Aim of the exercise:
Leave out the images; return the rest of the data exactly.

Supplied data:
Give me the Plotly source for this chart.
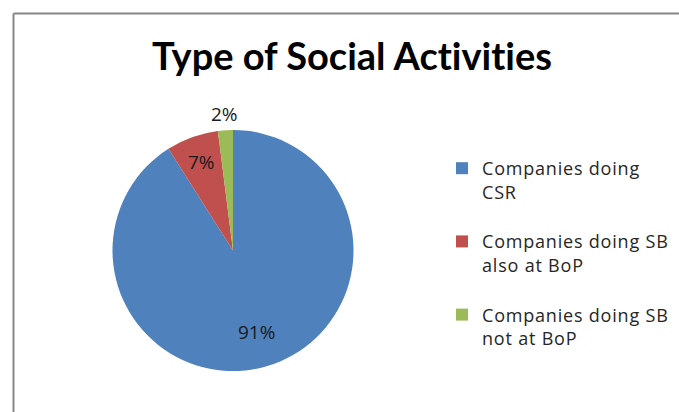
import math
import plotly.graph_objects as go

# Share of companies by type of social activity
categories = [
    "Companies doing<br>CSR",
    "Companies doing SB<br>also at BoP",
    "Companies doing SB<br>not at BoP",
]
shares = [91, 7, 2]
colors = ["#4F81BD", "#C0504D", "#9BBB59"]

# radial placement of each percentage label, as a fraction of the radius
label_radius = [0.70, 0.78, 1.13]

W, H = 679, 412
# pie box in pixels: left, right, top, bottom
PX0, PX1, PY0, PY1 = 112, 354, 130, 371
cx, cy = (PX0 + PX1) / 2, (PY0 + PY1) / 2
R = (PX1 - PX0) / 2

# legend entries: slightly tracked text plus a blank line as spacing between items
legend_labels = [
    f'<span style="letter-spacing:0.8px">{c}</span><br> ' for c in categories
]

fig = go.Figure(
    go.Pie(
        labels=legend_labels,
        values=shares,
        sort=False,
        direction="clockwise",
        rotation=0,
        marker=dict(colors=colors, line=dict(width=0)),
        textinfo="none",
        domain=dict(x=[PX0 / W, PX1 / W], y=[(H - PY1) / H, (H - PY0) / H]),
        hoverinfo="percent",
    )
)

# percentage labels placed at each slice's mid-angle
total = sum(shares)
cum = 0
annotations = []
for v, rf in zip(shares, label_radius):
    mid = (cum + v / 2) / total * 2 * math.pi
    cum += v
    px = cx + rf * R * math.sin(mid)
    py = cy - rf * R * math.cos(mid)
    annotations.append(dict(
        x=px / W, y=(H - py) / H, xref="paper", yref="paper",
        text=f"{v}%", showarrow=False, xanchor="center", yanchor="middle",
        font=dict(family="Open Sans", size=19, color="#1a1a1a"),
    ))

fig.update_layout(
    width=W,
    height=H,
    margin=dict(l=0, r=0, t=0, b=0),
    paper_bgcolor="white",
    plot_bgcolor="white",
    annotations=annotations,
    title=dict(
        text='<span style="font-variant-ligatures:none"><b>Type of Social Activities</b></span>',
        x=352 / W,
        xanchor="center",
        y=(H - 57) / H,
        yanchor="middle",
        font=dict(family="Lato", size=38, color="#000000"),
    ),
    legend=dict(
        x=442 / W,
        xanchor="left",
        y=(H - 150) / H,
        yanchor="top",
        valign="top",
        font=dict(family="Open Sans", size=18, color="#262626"),
        bgcolor="rgba(0,0,0,0)",
    ),
    shapes=[
        dict(type="line", xref="paper", yref="paper",
             x0=13.5 / W, x1=1, y0=(H - 13.5) / H, y1=(H - 13.5) / H,
             line=dict(color="#868686", width=2)),
        dict(type="line", xref="paper", yref="paper",
             x0=13.5 / W, x1=13.5 / W, y0=0, y1=(H - 13.5) / H,
             line=dict(color="#868686", width=2)),
    ],
)

fig.write_html("out.html")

The output:
Give me the Plotly source for this chart.
import math
import plotly.graph_objects as go

# Share of companies by type of social activity
categories = [
    "Companies doing<br>CSR",
    "Companies doing SB<br>also at BoP",
    "Companies doing SB<br>not at BoP",
]
shares = [91, 7, 2]
colors = ["#4F81BD", "#C0504D", "#9BBB59"]

# radial placement of each percentage label, as a fraction of the radius
label_radius = [0.70, 0.78, 1.13]

W, H = 679, 412
# pie box in pixels: left, right, top, bottom
PX0, PX1, PY0, PY1 = 112, 354, 130, 371
cx, cy = (PX0 + PX1) / 2, (PY0 + PY1) / 2
R = (PX1 - PX0) / 2

# legend entries: slightly tracked text plus a blank line as spacing between items
legend_labels = [
    f'<span style="letter-spacing:0.8px">{c}</span><br> ' for c in categories
]

fig = go.Figure(
    go.Pie(
        labels=legend_labels,
        values=shares,
        sort=False,
        direction="clockwise",
        rotation=0,
        marker=dict(colors=colors, line=dict(width=0)),
        textinfo="none",
        domain=dict(x=[PX0 / W, PX1 / W], y=[(H - PY1) / H, (H - PY0) / H]),
        hoverinfo="percent",
    )
)

# percentage labels placed at each slice's mid-angle
total = sum(shares)
cum = 0
annotations = []
for v, rf in zip(shares, label_radius):
    mid = (cum + v / 2) / total * 2 * math.pi
    cum += v
    px = cx + rf * R * math.sin(mid)
    py = cy - rf * R * math.cos(mid)
    annotations.append(dict(
        x=px / W, y=(H - py) / H, xref="paper", yref="paper",
        text=f"{v}%", showarrow=False, xanchor="center", yanchor="middle",
        font=dict(family="Open Sans", size=19, color="#1a1a1a"),
    ))

fig.update_layout(
    width=W,
    height=H,
    margin=dict(l=0, r=0, t=0, b=0),
    paper_bgcolor="white",
    plot_bgcolor="white",
    annotations=annotations,
    title=dict(
        text='<span style="font-variant-ligatures:none"><b>Type of Social Activities</b></span>',
        x=352 / W,
        xanchor="center",
        y=(H - 57) / H,
        yanchor="middle",
        font=dict(family="Lato", size=38, color="#000000"),
    ),
    legend=dict(
        x=442 / W,
        xanchor="left",
        y=(H - 150) / H,
        yanchor="top",
        valign="top",
        font=dict(family="Open Sans", size=18, color="#262626"),
        bgcolor="rgba(0,0,0,0)",
    ),
    shapes=[
        dict(type="line", xref="paper", yref="paper",
             x0=13.5 / W, x1=1, y0=(H - 13.5) / H, y1=(H - 13.5) / H,
             line=dict(color="#868686", width=2)),
        dict(type="line", xref="paper", yref="paper",
             x0=13.5 / W, x1=13.5 / W, y0=0, y1=(H - 13.5) / H,
             line=dict(color="#868686", width=2)),
    ],
)

fig.write_html("out.html")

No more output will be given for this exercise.